L’interesse di questo lavoro, a mio parere, risiede sia nel complesso delle informazioni che fornisce sulla cultura e sulla società cubane, sia nella tesi sviluppata, e cioè che il segreto della sopravvivenza di Cuba in quelle condizioni risiede fondamentalmente nel carattere ancora molto ugualitario, nonostante tutte le storture, di quella formazione sociale. 

Storie vere o Cronaca Vera?

Possiamo parlare di un nuovo verismo? Se ci dovessimo basare sulle fascette dei libri, i trailer dei film e delle serie, la risposta dovrebbe essere sicuramente positiva. Il fatto che il contenuto dell’opera sia “basato su una storia vera” rappresenta un plus, che evidentemente incrementa le vendite e accresce il pubblico. È come se una storia di pura fantasia non meritasse la stessa attenzione che merita una vicenda realmente accaduta, e quindi dovesse essere confinata in generi ben precisi, quali il fantasy, la letteratura rosa, eccetera. Non è semplice trovare una spiegazione per questo “verismo di ritorno”, testimoniato anche dal successo dei Biopic che, negli ultimi anni, si occupano sempre più spesso di personaggi ancora in vita. Si potrebbe ipotizzare che dalla letteratura e dal cinema, divenuti sempre dei più segmenti dell’industria dell’intrattenimento, ci si aspetti voyerismo e aneddotica. L’evasione ha un limite, e se ci si può ricreare con mondi inventati, serial killer, o con qualche commediola, serve poi un tuffo rigeneratore nella realtà delle storie vere. Un “verismo”, quindi, che non descrive le condizioni di vita delle classi subalterne, ma che si nutre di cronaca e di biografie illustri.

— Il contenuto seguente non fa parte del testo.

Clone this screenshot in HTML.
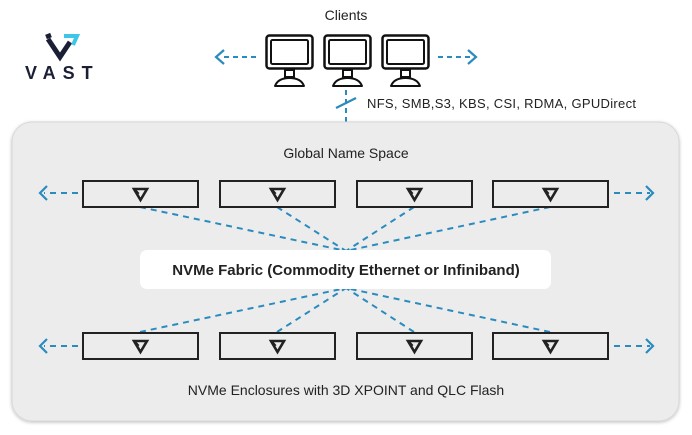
<!DOCTYPE html>
<html><head><meta charset="utf-8"><style>
html,body{margin:0;padding:0;background:#fff;}
svg{display:block;font-family:"Liberation Sans",sans-serif;}
</style></head><body>
<svg width="692" height="435" viewBox="0 0 692 435" xmlns="http://www.w3.org/2000/svg">
<defs>
<filter id="sh" x="-5%" y="-5%" width="110%" height="115%"><feDropShadow dx="0" dy="1" stdDeviation="1.5" flood-color="#000" flood-opacity="0.25"/></filter>
<g id="mon">
<rect x="1.5" y="1.5" width="46" height="33" rx="3" fill="#fff" stroke="#111" stroke-width="2.5"/>
<rect x="6" y="6" width="37" height="24" rx="1.5" fill="#fff" stroke="#111" stroke-width="2"/>
<rect x="20" y="36" width="9" height="7" fill="none" stroke="#111" stroke-width="2"/>
<path d="M10 52 Q13 44 24.5 44 Q36 44 39 52 Z" fill="none" stroke="#111" stroke-width="2" stroke-linejoin="round"/>
</g>
<g id="box">
<rect x="0" y="0" width="115" height="26" fill="#ececec" stroke="#222" stroke-width="2"/>
<path d="M51 8 L64 8 L57.5 19 Z M51 8 L55.5 13" fill="none" stroke="#222" stroke-width="2.6" stroke-linejoin="miter"/>
</g>
</defs>

<!-- logo -->
<path d="M46 37 L51 35" fill="none" stroke="#1a1f36" stroke-width="4.5"/>
<path d="M48 39 L60 57 L70 42" fill="none" stroke="#1a1f36" stroke-width="5"/>
<path d="M64 36 L77 36 L73 45" fill="none" stroke="#3ec6e8" stroke-width="4"/>
<text x="25" y="79" font-size="18" font-weight="bold" fill="#1a1f36" letter-spacing="7">VAST</text>

<text x="346" y="20" font-size="14" fill="#222" text-anchor="middle">Clients</text>
<use href="#mon" x="265" y="34"/>
<use href="#mon" x="323" y="34"/>
<use href="#mon" x="381" y="34"/>

<g stroke="#2a8bbf" stroke-width="2" fill="none" stroke-dasharray="5,4">
<line x1="256" y1="57" x2="220" y2="57"/>
<line x1="438" y1="57" x2="470" y2="57"/>
<line x1="346" y1="90" x2="346" y2="126"/>
</g>
<g stroke="#2a8bbf" stroke-width="2.2" fill="none">
<path d="M224 50 L216 57 L224 64"/>
<path d="M468 50 L476 57 L468 64"/>
<line x1="336" y1="108" x2="356" y2="98"/>
</g>
<text x="367" y="108" font-size="13" fill="#222" letter-spacing="0.3">NFS, SMB,S3, KBS, CSI, RDMA, GPUDirect</text>

<rect x="12" y="122" width="667" height="299" rx="20" fill="#ececec" stroke="#d8d8d8" filter="url(#sh)"/>
<text x="346" y="158" font-size="14" fill="#222" text-anchor="middle">Global Name Space</text>

<g stroke="#2a8bbf" stroke-width="2" fill="none" stroke-dasharray="6,5">
<line x1="140" y1="207" x2="346" y2="251"/>
<line x1="277" y1="207" x2="346" y2="251"/>
<line x1="414" y1="207" x2="346" y2="251"/>
<line x1="550" y1="207" x2="346" y2="251"/>
<line x1="140" y1="332" x2="346" y2="288"/>
<line x1="277" y1="332" x2="346" y2="288"/>
<line x1="414" y1="332" x2="346" y2="288"/>
<line x1="550" y1="332" x2="346" y2="288"/>
<line x1="78" y1="193" x2="44" y2="193"/>
<line x1="614" y1="193" x2="650" y2="193"/>
<line x1="78" y1="346" x2="44" y2="346"/>
<line x1="614" y1="346" x2="650" y2="346"/>
</g>
<g stroke="#2a8bbf" stroke-width="2.2" fill="none">
<path d="M47 186 L40 193 L47 200"/>
<path d="M646 186 L653 193 L646 200"/>
<path d="M47 339 L40 346 L47 353"/>
<path d="M646 339 L653 346 L646 353"/>
</g>

<use href="#box" x="83" y="181"/>
<use href="#box" x="220" y="181"/>
<use href="#box" x="357" y="181"/>
<use href="#box" x="493" y="181"/>
<use href="#box" x="83" y="333"/>
<use href="#box" x="220" y="333"/>
<use href="#box" x="357" y="333"/>
<use href="#box" x="493" y="333"/>

<rect x="140" y="250" width="411" height="39" rx="7" fill="#fff"/>
<text x="346" y="275" font-size="15" font-weight="bold" fill="#222" text-anchor="middle">NVMe Fabric (Commodity Ethernet or Infiniband)</text>

<text x="346" y="395" font-size="14" fill="#222" text-anchor="middle">NVMe Enclosures with 3D XPOINT and QLC Flash</text>
</svg>
</body></html>
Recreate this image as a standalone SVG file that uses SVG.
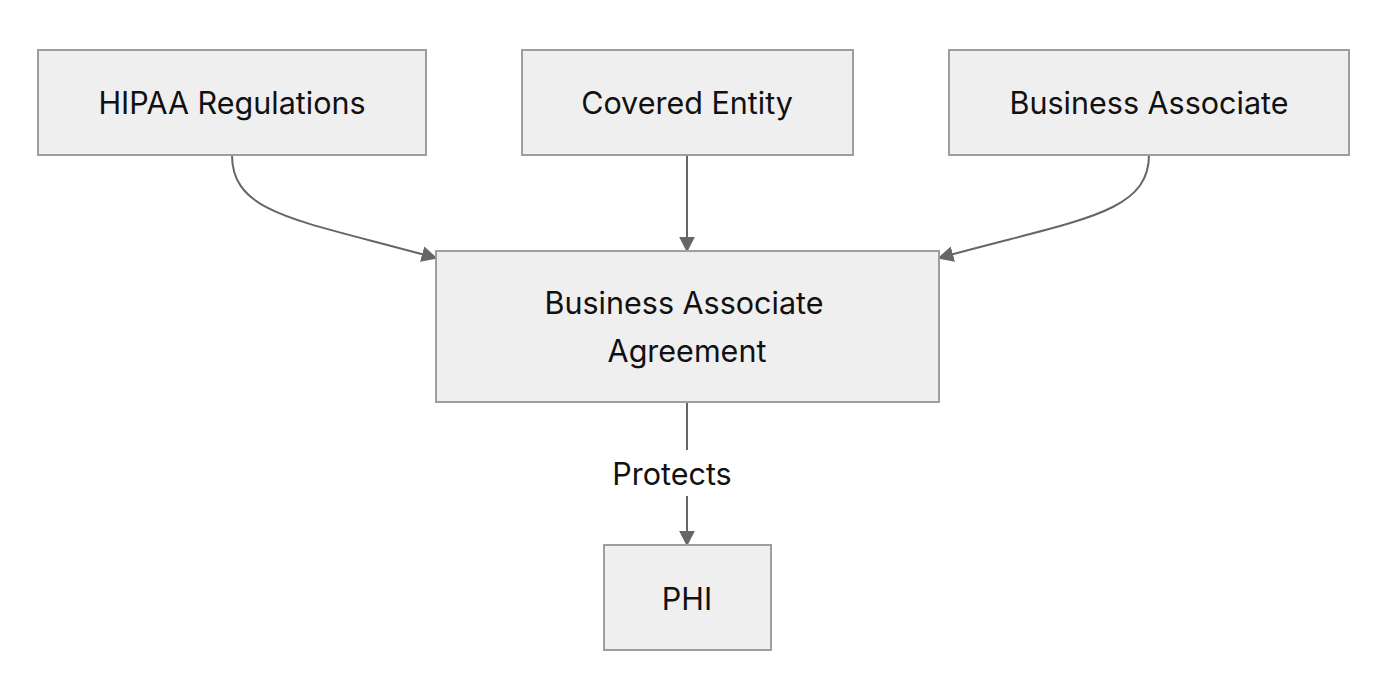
<svg xmlns="http://www.w3.org/2000/svg" width="1388" height="700" viewBox="0 0 1388 700">
<style>
.n rect{fill:#efefef;stroke:#9e9e9e;stroke-width:2}
text{font-family:Inter,"Noto Sans","Liberation Sans",sans-serif;font-size:30.5px;fill:#111;text-anchor:middle;dominant-baseline:central}
.e path{fill:none;stroke:#666;stroke-width:2}
</style>
<defs>
<marker id="b" viewBox="0 0 10 10" refX="9" refY="5" markerWidth="16" markerHeight="16" markerUnits="userSpaceOnUse" orient="auto"><path d="M0,0L10,5L0,10z" fill="#666"/></marker></defs>
<g class="e">
<path d="M232,155 C232,215 300,220 436,258" marker-end="url(#b)"/>
<path d="M687,155 L687,251" marker-end="url(#b)"/>
<path d="M1149,155 C1149,215 1075,220 939,258" marker-end="url(#b)"/>
<path d="M687,402 L687,545" marker-end="url(#b)"/>
<rect x="603" y="450" width="138" height="46" fill="#fff"/>
<text x="672" y="473">Protects</text>
</g>
<g id="hipaa" class="n"><rect x="38" y="50" width="388" height="105"/><text x="232" y="102">HIPAA Regulations</text></g>
<g id="ce" class="n"><rect x="522" y="50" width="331" height="105"/><text x="687" y="102">Covered Entity</text></g>
<g id="ba" class="n"><rect x="949" y="50" width="400" height="105"/><text x="1149" y="102">Business Associate</text></g>
<g id="baa" class="n"><rect x="436" y="251" width="503" height="151"/><text x="684" y="302">Business Associate</text><text x="687" y="350">Agreement</text></g>
<g id="phi" class="n"><rect x="604" y="545" width="167" height="105"/><text x="687" y="598">PHI</text></g>
</svg>
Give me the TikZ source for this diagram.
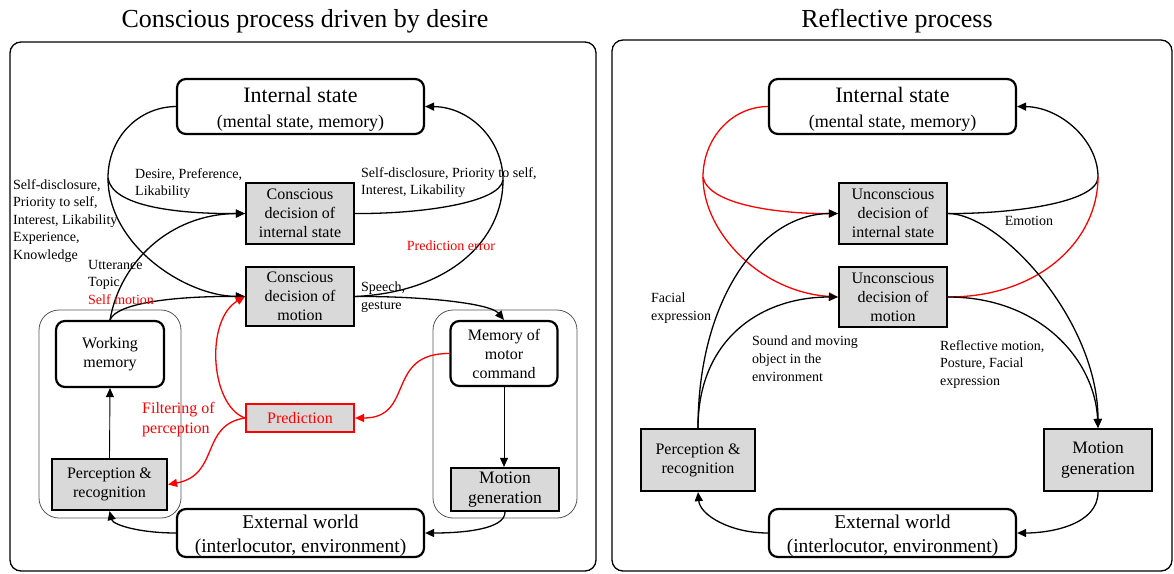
\documentclass[tikz,border=0pt]{standalone}
\usepackage{fontspec}
\setmainfont{Liberation Serif}
\usetikzlibrary{arrows.meta}
\definecolor{boxgray}{HTML}{D9D9D9}
\definecolor{grpgray}{HTML}{555555}
\begin{document}
\begin{tikzpicture}[x=1pt,y=-1pt,
  box/.style={draw=black, line width=2.2pt, fill=boxgray, align=center, inner sep=0pt,
    font=\fontsize{16}{19}\selectfont},
  redbox/.style={box, draw=red, text=red},
  rbox/.style={draw=black, line width=2.2pt, rounded corners=9pt, fill=white, align=center,
    inner sep=0pt, font=\fontsize{16}{19}\selectfont},
  bigbox/.style={rbox, minimum width=247pt},
  mgbox/.style={box, font=\fontsize{17.5}{20.5}\selectfont},
  panel/.style={draw=black, line width=1.3pt, rounded corners=11pt},
  grp/.style={draw=grpgray, line width=0.8pt, rounded corners=20pt},
  con/.style={line width=1.3pt, -{Triangle[length=9pt,width=8pt]}},
  seg/.style={line width=1.3pt},
  thin/.style={line width=0.9pt, -{Triangle[length=9pt,width=8pt]}},
  lbl/.style={font=\fontsize{14}{17.6}\selectfont, align=left, anchor=north west, inner sep=0pt},
  ttl/.style={font=\fontsize{26}{30}\selectfont, inner sep=0pt}
]
\useasboundingbox (0,0) rectangle (1174,573);

% ---------- panels and titles ----------
\draw[panel] (10,42) rectangle (596,571);
\draw[panel] (612,40) rectangle (1172,571);
\node[ttl] (T1) at (305,21) {Conscious process driven by desire};
\node[ttl] (T2) at (897,21) {Reflective process};

% ---------- left panel ----------
\draw[grp] (39,310) rectangle (181,518);
\draw[grp] (433,310) rectangle (577,518);

\node[bigbox, minimum height=55pt, font=\fontsize{18}{25}\selectfont] (LIS) at (300.5,106.5)
  {\rule{0pt}{21pt}{\fontsize{22}{25}\selectfont Internal state}\\(mental state, memory)};
\node[box, minimum width=108pt, minimum height=61pt] (LCDI) at (300,213.5)
  {Conscious\\decision of\\internal state};
\node[box, minimum width=108pt, minimum height=59pt] (LCDM) at (300,296.5)
  {Conscious\\decision of\\motion};
\node[redbox, minimum width=108pt, minimum height=28pt] (LPRED) at (300,418) {Prediction};
\node[rbox, minimum width=108pt, minimum height=66pt] (LWM) at (110,354) {Working\\memory};
\node[box, minimum width=115pt, minimum height=51pt] (LPR) at (109.5,484.5)
  {Perception \&\\recognition};
\node[bigbox, minimum height=48pt, font=\fontsize{19.5}{24}\selectfont] (LEW) at (300.5,533)
  {\rule{0pt}{19.5pt}External world\\(interlocutor, environment)};
\node[rbox, minimum width=107pt, minimum height=65pt] (LMMC) at (504,353.5)
  {Memory of\\motor\\command};
\node[mgbox, minimum width=108pt, minimum height=43pt] (LMG) at (505,489.5)
  {Motion\\generation};

\coordinate (P1) at (108,178);
\coordinate (P2) at (503,180);

\draw[seg] (LIS.west) .. controls (138,107) and (108,138) .. (P1);
\draw[con] (P1) .. controls (112,207) and (180,214) .. (LCDI.west);
\draw[con] (P1) .. controls (108,245) and (185,296) .. (LCDM.west);
\draw[con] (LWM.north) .. controls (120,262) and (170,214) .. (LCDI.west);
\draw[con] (LWM.north) .. controls (117,302) and (180,296) .. (LCDM.west);
\draw[seg] (LCDI.east) .. controls (420,214) and (500,203) .. (P2);
\draw[seg] (LCDM.east) .. controls (450,292) and (503,240) .. (P2);
\draw[con] (P2) .. controls (503,140) and (470,107) .. (LIS.east);
\draw[con] (LCDM.east) .. controls (420,296) and (490,303) .. (LMMC.north);
\draw[thin] (LMMC.south) -- (LMMC.south |- LMG.north);
\draw[con] (LMG.south) .. controls (505,530) and (460,533) .. (LEW.east);
\draw[con] (LEW.west) .. controls (140,533) and (113,525) .. (LPR.south);
\draw[thin] (LPR.north) -- (LWM.south);
\draw[con, red] (LMMC.west) .. controls (385,353) and (415,418) .. (LPRED.east);
\draw[con, red] (LPRED.west) .. controls (210,405) and (205,320) .. (LCDM.west);
\draw[con, red] (LPRED.west) .. controls (200,425) and (220,475) .. (LPR.east);

\node[lbl] (La) at (13,179) {Self-disclosure,\\Priority to self,\\Interest, Likability\\Experience,\\Knowledge};
\node[lbl] (Lb) at (135,168) {Desire, Preference,\\Likability};
\node[lbl] (Lc) at (361,167) {Self-disclosure, Priority to self,\\Interest, Likability};
\node[lbl] (Ld) at (88,260) {Utterance\\Topic\\\textcolor{red}{Self motion}};
\node[lbl, anchor=center, text=red] (Le) at (451,246) {Prediction error};
\node[lbl] (Lf) at (361,282) {Speech,\\gesture};
\node[lbl, font=\fontsize{16}{20}\selectfont, text=red] (Lg) at (142,402) {Filtering of\\perception};

% ---------- right panel ----------
\node[bigbox, minimum height=55pt, font=\fontsize{18}{25}\selectfont] (RIS) at (892.5,106.5)
  {\rule{0pt}{21pt}{\fontsize{22}{25}\selectfont Internal state}\\(mental state, memory)};
\node[box, minimum width=108pt, minimum height=61pt] (RUI) at (893,213.5)
  {Unconscious\\decision of\\internal state};
\node[box, minimum width=108pt, minimum height=60pt] (RUM) at (893,297)
  {Unconscious\\decision of\\motion};
\node[box, minimum width=114pt, minimum height=62pt] (RPR) at (698,460)
  {Perception \&\\recognition};
\node[mgbox, minimum width=108pt, minimum height=62pt] (RMG) at (1098,460)
  {Motion\\generation};
\node[bigbox, minimum height=48pt, font=\fontsize{19.5}{24}\selectfont] (REW) at (892.5,533)
  {\rule{0pt}{19.5pt}External world\\(interlocutor, environment)};

\coordinate (P3) at (703,177);
\coordinate (P4) at (1098,177);

\draw[seg, red] (RIS.west) .. controls (730,107) and (703,140) .. (P3);
\draw[con, red] (P3) .. controls (708,205) and (780,214) .. (RUI.west);
\draw[con, red] (P3) .. controls (703,232) and (760,292) .. (RUM.west);
\draw[con] (RPR.north) .. controls (698,300) and (760,214) .. (RUI.west);
\draw[con] (RPR.north) .. controls (698,340) and (760,297) .. (RUM.west);
\draw[seg] (RUI.east) .. controls (1010,214) and (1098,203) .. (P4);
\draw[seg, red] (RUM.east) .. controls (1040,297) and (1098,240) .. (P4);
\draw[con] (P4) .. controls (1098,140) and (1060,107) .. (RIS.east);
\draw[con] (RUI.east) .. controls (1000,214) and (1098,320) .. (RMG.north);
\draw[con] (RUM.east) .. controls (1040,297) and (1095,360) .. (RMG.north);
\draw[con] (RMG.south) .. controls (1098,525) and (1050,533) .. (REW.east);
\draw[con] (REW.west) .. controls (730,533) and (700,515) .. (RPR.south);

\node[lbl] (Ra) at (651,293) {Facial\\expression};
\node[lbl] (Rb) at (752,336) {Sound and moving\\object in the\\environment};
\node[lbl, anchor=center] (Rc) at (1029,221) {Emotion};
\node[lbl] (Rd) at (940,340) {Reflective motion,\\Posture, Facial\\expression};
\end{tikzpicture}
\end{document}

Per quanto mi riguarda, mi sforzo di fare l’esatto opposto: cerco di inventare delle storie, parzialmente sganciate dal presente, che servano a stimolare delle riflessioni sulla realtà. Sono convinto che la realtà possa essere esplorata molto meglio ricorrendo all’arma della fantasia che mediante una riproposizione di accadimenti, tanto reali, quanto inidonei a ricostruire dinamiche e relazioni politiche, sociali ed economiche.

Dall’Introduzione di Sugar Mountain

Windhoek, Namibia. Foto dell’autore.

Quando scrissi questo romanzo, tra il 2015 e il 2016, ero convinto che una guerra generalizzata in Europa sarebbe stata un’eventualità sempre più probabile, anche se non nel breve periodo.

Non è questa la sede per illustrare le mie considerazioni dell’epoca, comunqueben sintetizzate dal noto adagio di Jean Jaurès: “Il capitalismo porta la guerra come la nuvola porta la tempesta”. Mi chiedevo se potesse avere un senso dialogare dopo un secolo con Il tallone di ferro, un romanzo in cui Jack London previde nel 1907 la Prima guerra mondiale e l’avvento del Fascismo.

Fa impressione scrivere questa introduzione durante l’invasione russa dell’Ucraina e con il rischio di una terza guerra mondiale alle porte.

Il mio intento era quello di utilizzare la narrativa per esplorare le possibili reazioni e conseguenze a livello politico e sociale, non mi interessava descrivere la guerra, che infatti resta sullo sfondo, minacciosa e indefinita. La prima parte del romanzo è classificabile come fantapolitica. A seguito del dissolversi di un’opposizione organizzata e alla luce del sole e di un evento tragico, il protagonista si trova a dover stravolgere la sua esistenza e a vivere una vita completamente nuova. Nella seconda parte del romanzo si racconta in parallelo il presente del protagonista una volta espatriato e quello di una sorta di suo doppio, omonimo, che ha compiuto scelte esistenziali opposte alle sue: la vita di azione al posto di quella impiegatizia.

La narrazione in parallelo delle due storie, che inizia in epoche diverse, deve avere un effetto volutamente straniante. I due Raffaele si incontreranno in Namibia, ma i loro passaggi da Cuba hanno anche rappresentato, per me che vi ho vissuto per quasi due anni svolgendo attività di ricerca sociale post laurea, l’occasione per raccontare La Habana e Santiago de Cuba durante il Período especial a metà degli anni Novanta.

Sugar mountain è un romanzo con marcati riferimenti agli anni Novanta e Duemila, che cerca di fare i conti con le poche esperienze politiche di rilievo di una generazione che non ha mai potuto avere nemmeno l’illusione di cambiare il mondo, ma che forse non ha maturato neppure la consapevolezza di poterlo vedere sprofondare.

Il mio auspicio è che possa essere letto su più piani: la politica, il confronto schietto fra le idee in tutti i campi come momento indispensabile nei rapporti umani, le vicende personali contestualizzate nei drammi collettivi, il viaggio e la conoscenza, la dimensione onirica.